Go against the flow: When eddying in or dealing with any fast-flowing water, no matter how counter-intuitive it feels, it’s imperative to lean away from the flow of the water so the side of the canoe rises high against the flow – if you lean the other way the water will breach the side of the canoe, swamping and potentially sinking it.
Canoe safety and self rescue
Always wear a helmet and a personal flotation device (PFD) when paddling in fast-flowing water. Never enter a rapid blind – always scout it first. Even if you are familiar with a rapid, new and dangerous obstacles may have entered the water since you last paddled it. Learn defensive and aggressive swimming.
Defensive: floating on back, legs downstream, feet up, looking downstream, using arms to direct body angle. Aggressive: floating on stomach, legs downstream, body on surface and angled around 45 degrees to the river current, freestyle swimming technique, looking downstream for any obstacles. Ready to retreat to defensive position if needed.

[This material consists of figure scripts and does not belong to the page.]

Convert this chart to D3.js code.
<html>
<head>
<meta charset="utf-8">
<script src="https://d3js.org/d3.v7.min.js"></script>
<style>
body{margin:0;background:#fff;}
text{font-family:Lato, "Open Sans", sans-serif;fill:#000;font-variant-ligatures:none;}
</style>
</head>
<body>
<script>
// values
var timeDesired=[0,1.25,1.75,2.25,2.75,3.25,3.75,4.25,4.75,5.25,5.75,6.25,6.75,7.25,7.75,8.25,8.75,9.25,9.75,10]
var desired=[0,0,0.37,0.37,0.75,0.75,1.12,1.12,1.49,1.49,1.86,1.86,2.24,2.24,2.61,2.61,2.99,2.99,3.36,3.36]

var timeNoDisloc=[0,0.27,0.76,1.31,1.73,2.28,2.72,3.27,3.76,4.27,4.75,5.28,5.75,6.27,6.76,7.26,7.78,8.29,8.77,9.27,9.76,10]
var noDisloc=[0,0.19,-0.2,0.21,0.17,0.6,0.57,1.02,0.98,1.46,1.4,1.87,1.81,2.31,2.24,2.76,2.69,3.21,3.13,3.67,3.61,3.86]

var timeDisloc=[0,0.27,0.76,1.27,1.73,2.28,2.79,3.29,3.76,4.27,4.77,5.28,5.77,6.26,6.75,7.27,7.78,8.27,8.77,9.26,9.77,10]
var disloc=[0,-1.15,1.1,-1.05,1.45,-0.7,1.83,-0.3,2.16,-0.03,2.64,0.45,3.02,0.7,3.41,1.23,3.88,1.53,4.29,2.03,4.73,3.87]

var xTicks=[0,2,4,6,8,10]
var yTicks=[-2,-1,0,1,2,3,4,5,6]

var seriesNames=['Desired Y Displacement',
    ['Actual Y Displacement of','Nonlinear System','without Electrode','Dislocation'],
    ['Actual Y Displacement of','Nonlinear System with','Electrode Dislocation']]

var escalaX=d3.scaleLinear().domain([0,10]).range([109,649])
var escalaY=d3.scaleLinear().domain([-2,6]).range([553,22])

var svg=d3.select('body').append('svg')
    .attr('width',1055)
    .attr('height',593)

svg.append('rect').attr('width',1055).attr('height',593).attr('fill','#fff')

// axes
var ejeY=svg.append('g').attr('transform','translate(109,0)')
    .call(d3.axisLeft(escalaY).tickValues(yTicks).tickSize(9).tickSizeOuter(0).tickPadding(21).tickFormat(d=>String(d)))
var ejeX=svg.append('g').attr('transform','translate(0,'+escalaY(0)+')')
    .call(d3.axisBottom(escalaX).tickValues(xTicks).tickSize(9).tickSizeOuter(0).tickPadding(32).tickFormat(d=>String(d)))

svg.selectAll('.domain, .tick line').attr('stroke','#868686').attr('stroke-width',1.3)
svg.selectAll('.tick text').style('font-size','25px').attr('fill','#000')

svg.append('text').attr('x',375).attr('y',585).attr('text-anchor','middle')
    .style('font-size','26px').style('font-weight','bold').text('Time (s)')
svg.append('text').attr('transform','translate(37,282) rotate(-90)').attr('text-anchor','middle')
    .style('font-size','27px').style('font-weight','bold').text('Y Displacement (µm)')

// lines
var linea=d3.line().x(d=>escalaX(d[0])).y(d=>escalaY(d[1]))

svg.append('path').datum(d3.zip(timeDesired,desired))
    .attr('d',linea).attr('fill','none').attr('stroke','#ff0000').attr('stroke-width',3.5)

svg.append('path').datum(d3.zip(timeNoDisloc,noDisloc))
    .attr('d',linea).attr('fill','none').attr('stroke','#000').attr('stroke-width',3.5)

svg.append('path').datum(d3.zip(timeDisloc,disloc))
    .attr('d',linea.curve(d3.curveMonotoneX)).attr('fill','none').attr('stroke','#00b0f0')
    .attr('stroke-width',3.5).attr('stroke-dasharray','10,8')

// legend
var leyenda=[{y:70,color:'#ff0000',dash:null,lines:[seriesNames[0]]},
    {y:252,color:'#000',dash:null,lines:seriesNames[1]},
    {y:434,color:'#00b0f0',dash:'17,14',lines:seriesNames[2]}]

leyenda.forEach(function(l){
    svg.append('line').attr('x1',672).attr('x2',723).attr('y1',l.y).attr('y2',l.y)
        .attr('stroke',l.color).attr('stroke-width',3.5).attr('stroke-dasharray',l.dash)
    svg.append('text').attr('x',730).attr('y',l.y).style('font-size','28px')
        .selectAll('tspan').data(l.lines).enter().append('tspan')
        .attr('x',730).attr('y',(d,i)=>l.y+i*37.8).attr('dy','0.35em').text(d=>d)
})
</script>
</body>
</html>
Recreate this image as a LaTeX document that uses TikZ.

If you’re in your canoe and come up hard against an obstacle, such as a rock, lean onto it – don’t push away from it or you’re likely to end up in the drink. If you do end up outside your canoe in moving water then stay upstream of the boat so it can’t pin you to any objects. Grab the end of the canoe that is upstream (hopefully equipped with a swim-line or “painter”) and swim for the bank. Once on the bank, get a firm footing and hold the rope tightly (do not wrap it around your hands). The canoe should swing downstream into the bank with a pendulum action.